Roman kahramanı Ekrem Bey “kültürlü, bilgili ve aydın” (Taş, 1993: 516) bir tiptir. Modern bir aile reisi profili çizer. Makam ve mevkice önemli noktalarda olmasına rağmen şımarmaz, toplumdan kopmaz. Aile içerisinde demokratik bir ortam oluşturur ve ailenin her bireyinin rahatça fikirlerini tartışabilmesini sağlar. Evin bireyleri, belli kurallar çerçevesinde kendi kararlarını kendileri alır. Fakat davranışlarında tamamen başıboş da değildirler. Saydıklarımızdan hareketle Ekrem Bey ve ailesi için okumuş, kültürlüi yozlaşmamış ve idealize edilmiş bir aile olduğu söylenebilir.

Yaşar Kemal’in 1976’da yayımlanan Al Gözüm Seyreyle Salih romanındaki fon karakterlerden Doktor Yasef’in ailesi, modern bir ailedir. Aile bireylerinin tamamının eğitimli olduğu bu evde, kitap okumak en büyük erdemdir. Ayrıca günün her saatinde bu konaktan modern olmanın bir göstergesi olarak görebileceğimiz piyano sesi duyulmaktadır (Kemal, 2014a: 291-292).

İncelenen romanlardaki modern ailelerin özellikleri şu şekilde sıralanabilir:

1. Aile bireyleri bilgili, eğitimli ve kültürlüdür. Bununla birlikte kendi inanç ve kültürleriyle de barışıktırlar (Aydınlık Kapı, Korkunun Bedeli, Bir Annenin Feryadı, Haram Lokma, Tartışma)

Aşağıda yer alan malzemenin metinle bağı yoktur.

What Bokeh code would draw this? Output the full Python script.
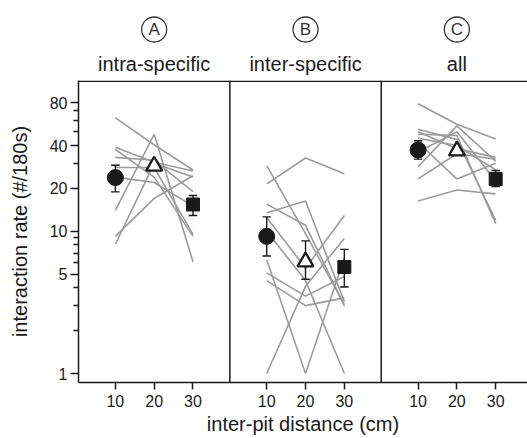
from bokeh.plotting import figure
from bokeh.layouts import column
from bokeh.models import FixedTicker, Span, NumeralTickFormatter, Range1d
from bokeh.embed import file_html
from bokeh.resources import INLINE
from bokeh.core.properties import value

FONT = "Liberation Sans"

# ---------------- data ----------------
distances = [10, 20, 30]
panel_letters = ["A", "B", "C"]
panel_titles = ["intra-specific", "inter-specific", "all"]

# individual trajectories (rate at 10, 20, 30 cm)
lines_A = [
    [62.6, 40.5, 26.9],
    [14.0, 48.0, 6.1],
    [38.9, 30.5, 26.5],
    [37.5, 24.0, 9.2],
    [33.0, 31.5, 19.0],
    [8.1, 30.0, 24.0],
    [9.2, 17.0, 24.5],
    [28.0, 28.0, 9.5],
    [24.0, 22.0, 15.0],
]
lines_B = [
    [21.5, 32.7, 25.3],
    [28.9, 9.6, 3.05],
    [13.5, 16.3, 3.2],
    [15.5, 11.0, 3.0],
    [12.5, 5.5, 12.9],
    [5.1, 3.5, 4.8],
    [1.0, 4.1, 8.9],
    [6.3, 1.0, 6.5],
    [10.0, 4.5, 1.0],
    [4.5, 3.0, 3.4],
]
lines_C = [
    [78.6, 56.4, 44.4],
    [52.0, 44.0, 11.9],
    [48.0, 47.0, 11.3],
    [28.4, 55.0, 31.0],
    [23.3, 35.0, 32.0],
    [16.3, 19.5, 18.3],
    [42.0, 23.3, 30.0],
    [45.0, 40.0, 27.0],
    [36.0, 50.0, 22.5],
    [50.0, 38.0, 33.0],
]

# means with error bars (10 cm, 20 cm, 30 cm)
mean_A = [23.8, 28.7, 15.4]
low_A = [18.9, 27.0, 12.9]
high_A = [29.1, 30.5, 17.8]

mean_B = [9.2, 6.1, 5.6]
low_B = [6.7, 4.6, 4.05]
high_B = [12.6, 8.55, 7.45]

mean_C = [37.2, 36.7, 23.3]
low_C = [32.1, 35.0, 20.6]
high_C = [43.2, 38.5, 26.7]

y_ticks = [1, 5, 10, 20, 40, 80]
y_minor_ticks = [2, 3, 4, 6, 7, 8, 9, 30, 50, 60, 70]

panel_lines = [lines_A, lines_B, lines_C]
panel_means = [mean_A, mean_B, mean_C]
panel_lows = [low_A, low_B, low_C]
panel_highs = [high_A, high_B, high_C]

SHIFT = 39
X_RANGE = Range1d(0.5, 116.2)
W = 527
LEFT = 78
TOP_H = 76
GRAY = "#9b9b9b"
INK = "#1a1a1a"

# ---------------- header figure ----------------
top = figure(width=W, height=TOP_H, x_range=X_RANGE, y_range=Range1d(0, TOP_H),
             x_axis_location=None, y_axis_location=None,
             output_backend="svg", toolbar_location=None,
             min_border_left=LEFT, min_border_right=0,
             min_border_top=0, min_border_bottom=0)
top.grid.visible = False
top.outline_line_color = None
cx = [20 + SHIFT * k for k in range(3)]
top.scatter(cx, [TOP_H - 29] * 3, marker="circle", size=25, fill_color=None,
            line_color="#333333", line_width=1.3)
top.text(cx, [TOP_H - 29] * 3, text=panel_letters, text_align="center",
         text_baseline="middle", text_font=value(FONT),
         text_font_size="17px", text_color="#333333")
top.text(cx, [TOP_H - 63] * 3, text=panel_titles, text_align="center",
         text_baseline="middle", text_font=value(FONT),
         text_font_size="20px", text_color=INK)

# ---------------- main figure ----------------
p = figure(width=W, height=361, x_range=X_RANGE, y_range=Range1d(0.865, 114.5),
           y_axis_type="log", output_backend="svg", toolbar_location=None,
           min_border_left=LEFT, min_border_right=0, min_border_top=4,
           min_border_bottom=54)
p.grid.visible = False
p.outline_line_color = None

for k in range(3):
    xs = [d + SHIFT * k for d in distances]
    p.multi_line([xs] * len(panel_lines[k]), panel_lines[k],
                 line_color=GRAY, line_width=1.6)

for k in range(3):
    xs = [d + SHIFT * k for d in distances]
    lo, hi = panel_lows[k], panel_highs[k]
    p.segment(xs, lo, xs, hi, line_color=INK, line_width=1.4)
    p.segment([x - 1.1 for x in xs], lo, [x + 1.1 for x in xs], lo,
              line_color=INK, line_width=1.4)
    p.segment([x - 1.1 for x in xs], hi, [x + 1.1 for x in xs], hi,
              line_color=INK, line_width=1.4)
    m = panel_means[k]
    p.scatter([xs[0]], [m[0]], marker="circle", size=16,
              fill_color=INK, line_color=INK)
    p.scatter([xs[1]], [m[1]], marker="triangle", size=16,
              fill_color="white", line_color=INK, line_width=2.3)
    p.scatter([xs[2]], [m[2]], marker="square", size=13,
              fill_color=INK, line_color=INK)

for xb in [39.5, 78.5]:
    p.add_layout(Span(location=xb, dimension="height", line_color=INK,
                      line_width=1.5))
p.add_layout(Span(location=113.0, dimension="width", line_color=INK,
                  line_width=1.5))

# axes
x_ticks = [d + SHIFT * k for k in range(3) for d in distances]
p.xaxis.ticker = FixedTicker(ticks=x_ticks, minor_ticks=[])
p.xaxis.major_label_overrides = {t: str(distances[i % 3]) for i, t in enumerate(x_ticks)}
p.yaxis.ticker = FixedTicker(ticks=y_ticks, minor_ticks=y_minor_ticks)
p.yaxis.formatter = NumeralTickFormatter(format="0")

p.xaxis.axis_label = "inter-pit distance (cm)"
p.yaxis.axis_label = "interaction rate (#/180s)"

for ax in p.axis:
    ax.axis_line_color = INK
    ax.axis_line_width = 1.5
    ax.major_tick_line_color = INK
    ax.major_tick_line_width = 1.5
    ax.minor_tick_line_color = INK
    ax.minor_tick_line_width = 1.3
    ax.major_tick_in = 0
    ax.minor_tick_in = 0
    ax.major_label_text_font = FONT
    ax.major_label_text_font_size = "16px"
    ax.major_label_text_color = INK
    ax.axis_label_text_font = FONT
    ax.axis_label_text_font_size = "20px"
    ax.axis_label_text_font_style = "normal"
    ax.axis_label_text_color = INK

p.xaxis.major_tick_out = 7
p.xaxis.major_label_standoff = 5
p.xaxis.axis_label_standoff = 3
p.yaxis.major_tick_out = 8
p.yaxis.minor_tick_out = 5
p.yaxis.major_label_standoff = 3
p.yaxis.axis_label_standoff = 16

layout = column(top, p, spacing=0)
open("out.html", "w").write(file_html(layout, INLINE))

2. Kitap okumayı en büyük erdemler arasında görürler (Korkunun Bedeli, Al Gözüm Seyreyle Salih).

3. Dürüst ve namuslu kimselerdir. Kul hakkına ve devlet hakkına girmemeyi kendilerine bir ödev olarak görürler (Aydınlık Kapı, Haram Lokma, Tartışma).

4. Topluma karşı duyarlıdırlar. Kendileriyle birlikte toplumu da eğitme ve geliştirme gayreti içerisindedirler (Korkunun Bedeli).

5. Mevki ve makamları ne kadar yüksek olursa olsun halktan kopmazlar (Korkunun Bedeli, Tartışma, Haram Lokma, Bir Annenin Feryadı).

6. Kendilerini piyano, keman gibi sanatsal dallarda geliştirmeyi bir vazife olarak görürler (Aydınlık Kapı, Bir Annenin Feryadı, Al Gözüm Seyreyle Salih).

7. Aile içinde karşılıklı saygı ve sevgi esastır. Herkes, demokratik bir zeminde fikirlerini özgürce tartışabilir. Ailede otoriter bir baskı yoktur (Tartışma).